If you live and pay tax in the UK you must declare rental income from overseas property lettings on the foreign pages of your tax return. If you pay foreign tax on the income, you can usually get credit for this against the UK tax you have to pay on it.
Declaring income from overseas property lettings
You have to declare any income you get from overseas property lettings on the supplementary foreign pages of the Self Assessment tax return.
How much tax you'll pay depends on whether you're 'resident' in the UK and 'ordinarily resident' or 'domiciled':
Resident
- if you're in the UK for 183 days or more in a tax year, you're a 'resident' for that year for tax purposes
- if you come to live in the UK permanently or to remain for three years or more you're resident from the date of arrival
- you're also treated as resident if you're in the UK for an average of 91 days or more in a tax year (worked out over a maximum of four consecutive tax years)
Ordinarily resident
- if you're resident in the UK year after year you will normally be treated as 'ordinarily resident'
- you're treated as ordinarily resident in the UK from the date you arrive if it's clear that you intend to stay for at least three years
Domiciled
- your domicile is normally acquired at birth but domicile is a general law concept, decided by a range of factors
If you are resident, ordinarily resident and domiciled in the UK
If you're resident, ordinarily resident and domiciled in the UK, you'll have to pay tax on the income from the letting whether or not that income is brought into the UK. This is known as the 'arising basis' of assessment.

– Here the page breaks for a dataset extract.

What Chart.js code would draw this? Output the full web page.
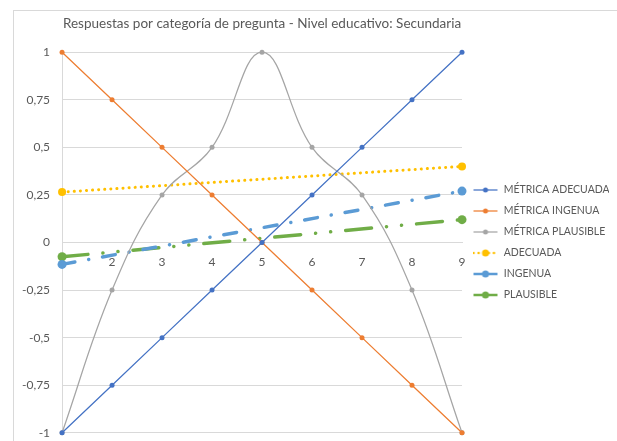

Working out your taxable profit
As with income from a UK rental business, you normally work out the 'net profit' (or loss) for all your overseas property lettings as if it's a single business. To do this, you:
- add together all your rental income
- add together all your allowable expenses
- take the expenses away from the income
To arrive at your taxable profit, you can deduct certain allowances from your net profit. Your final profit counts as part of your overall taxable income, and you pay tax on it at your normal rates.
Expenses and allowances – what counts?
You can deduct the same expenses and allowances from overseas property letting income as from UK property letting income, including travel costs. (The expenses must be solely for running your property letting business.)
Profits and losses from different overseas properties
Because all overseas property lettings are treated as a single business, losses from one overseas property are automatically offset against profits from the others. And if you make a loss overall, you can offset it against future years' overseas rental profits.
But UK and overseas letting businesses are taxed separately – losses from one can't be offset against the profits from the other.